Frau Stöhr, a star of a previous post about the seating plan at the Berghof sanatorium, is a source of immense irritation to Hans Castorp, but she also gives him cause to chuckle because of her mangling of various words.

At the recent Solothurn literature festival I looked at some of her wonderful malapropisms and discussed some ideas I had for translating them.

Before anything else, though, it's worth discussing her name again. A "Stör" is a sturgeon, but her name has an "h" in the middle. As Christophe Fricker pointed out in a reaction to my LinkedIn post, this is like a flaw or imperfection in that most refined of delicacies, caviar or sturgeon roe. The verb "stören" also means to disturb, so we concluded our back and forth by agreeing that if we were to translate this character's name into English, she would be Mrs Disturgeon.

Anyway, back to Frau Stöhr's speech imperfections, which Hans Castorp and his cousin Joachim Ziemssen view as proof of her lack of education. Indeed, her mishaps are one of the first things Joachim tells HC about over dinner on the newcomer's first night in Davos.

In Solothurn I explained how I was minded to translate the first occurrence – "desinfiszieren" instead of "desinfizieren"; more a slip of the tongue – by simply inverting the letters in English to get "difinsect" instead of "disinfect".

And someone in the audience was clearly inspired by this because yesterday I found this in my letterbox:

It's quite something to receive a postcard from a fictional character, and for that someone (there was an accompanying card signed by a real person!) to then continue the wordplay.

What's more, when thinking about the whole topic of retranslating the classics – the title of the event – I had said that in a certain sense "Hans Castorp c'est moi" because the translator has to mirror the way Thomas Mann explores different fields of study (philosophy, anatomy, astronomy, botany, etc.) in their research. So the sender picked up beautifully on that notion too.

Frau Stöhr's malapropisms take a variety of forms. Some, as I have noted, are due to misspeaking, while others are failed attempts to use big words.

"Fomulus" – an assistant and specifically a medical student who does a hospital internship under the guidance of a qualified doctor – should be "Famulus", and I've chosen so far to use "untern" as a play on "intern", with an additional undertone of inferiority because in German "unten/unter" means "below/beneath".

But it's also fun to turn things on their head, for example when Frau Stöhr uses the word "Tournee" ("tour") instead of "Turnus" (turn") in reference to the doctors taking turns to sit at the head of the different tables during mealtimes at the sanatorium; here I put the Latin word "rostrum" in her mouth rather than the correct term "roster".
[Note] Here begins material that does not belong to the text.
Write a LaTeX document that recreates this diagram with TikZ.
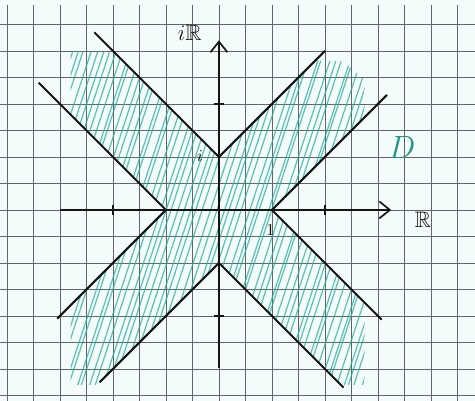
\documentclass[tikz,border=0pt]{standalone}
\usepackage{amssymb}
\usetikzlibrary{arrows.meta,positioning,calc}
\definecolor{paper}{RGB}{244,251,251}
\definecolor{gridink}{RGB}{70,75,80}
\definecolor{ink}{RGB}{20,20,20}
\definecolor{hatch}{RGB}{40,175,150}
\tikzset{
  sheet/.style={fill=paper,draw=none},
  squares/.style={draw=gridink!85,line width=0.4pt},
  hatching/.style={draw=hatch,line width=0.65pt,opacity=0.75},
  branch/.style={draw=ink,line width=1.1pt},
  axisline/.style={draw=ink,line width=0.9pt,-{Straight Barb[length=2mm,width=3.2mm]}},
  tickmark/.style={draw=ink,line width=1pt},
  lbl/.style={font=\large,text=ink},
}
\begin{document}
\begin{tikzpicture}[x=1cm,y=1cm]
  \useasboundingbox (-4.13,-3.60) rectangle (4.83,3.96);
  \fill[sheet] (-4.13,-3.60) rectangle (4.83,3.96);
  \draw[squares] (-4.13,-3.60) grid[step=0.5] (4.83,3.87);
  % shaded domain
  \pgfmathsetseed{7}
  \begin{scope}
    \clip (0,1) -- (3,4) -- (4,3) -- (1,0) -- (4,-3) -- (3,-4) -- (0,-1)
          -- (-3,-4) -- (-4,-3) -- (-1,0) -- (-4,3) -- (-3,4) -- cycle;
    \clip (-2.8,-3.3) -- (2.75,-3.3) -- (2.75,2.45) -- (2.35,2.8) -- (-2.8,3.0) -- cycle;
    \foreach \s in {-6.0,-5.88,...,4.2} {
      \pgfmathsetmacro\jit{0.04*rand}
      \draw[hatching] (\s+\jit,-3.5) -- ++(2.3,7);
    }
  \end{scope}
  % vertices and arm ends
  \coordinate (top) at (0,1);
  \coordinate (rgt) at (1,0);
  \coordinate (bot) at (0,-1);
  \coordinate (lft) at (-1,0);
  \coordinate (topL) at (-2.35,3.35);
  \coordinate (topR) at (2,3);
  \coordinate (rgtU) at (3.17,2.17);
  \coordinate (rgtD) at (3.07,-2.07);
  \coordinate (botL) at (-2.25,-3.25);
  \coordinate (botR) at (2.35,-3.35);
  \coordinate (lftU) at (-3.4,2.4);
  \coordinate (lftD) at (-3.05,-2.05);
  % axes
  \coordinate (xs) at (-3,0);
  \coordinate (xe) at (3.25,0);
  \coordinate (ys) at (0,-2.98);
  \coordinate (ye) at (0,3.2);
  \draw[axisline] (xs) -- (xe);
  \draw[axisline] (ys) -- (ye);
  \foreach \t in {-2,2} \draw[tickmark] (\t,-0.09) -- (\t,0.09);
  \foreach \t in {-2,2} \draw[tickmark] (-0.1,\t) -- (0.1,\t);
  % boundary branches
  \draw[branch] (topL) -- (top) -- (topR);
  \draw[branch] (rgtU) -- (rgt) -- (rgtD);
  \draw[branch] (botL) -- (bot) -- (botR);
  \draw[branch] (lftU) -- (lft) -- (lftD);
  % labels
  \node[lbl] (imax) at (-0.55,3.34) {$i\mathbb{R}$};
  \node[lbl] (reax) at (3.85,-0.19) {$\mathbb{R}$};
  \node[lbl,font=\LARGE,text=hatch!85!black] (dom) at (3.45,1.17) {$D$};
  \node[lbl,font=\small] (ilab) at (-0.36,1.02) {$i$};
  \node[lbl,font=\small] (onelab) at (0.97,-0.38) {$1$};
\end{tikzpicture}
\end{document}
Some of her slip-ups are harder to figure out. For example, it was only when I came across a chat forum discussing John E. Woods 1996 translation of The Magic Mountain that I understood that when Frau Stöhr says that Frau Iltis "trägt ein Sterilett" that she is carrying a stiletto – a sharp knife. John Woods invented the word "stirletto", whereas I have gone for "spiletto" in the hope that readers will see the words "spill" and perhaps "hospital" shimmering through. (Long odds, maybe!) Neither of us truly captures the nuance of "sterile" – I was misled at first by the French word "stérilet", which is a contraceptive coil, something not available in the 1920s – but I don't think that's actually the point with Frau Stöhr. She is to be taken seriously, not literally.

One last point to bring us back to that postcard: one of the true delights of retranslating a novel that is so dear and so familiar to so many people, and writing a blog about it, is that experts and fans of the book like Christophe Fricker, Karolina Watroba and this person who happened to have a postcard of a Philadelphia public health campaign in their drawer get in touch with tips and comments ... and jokes.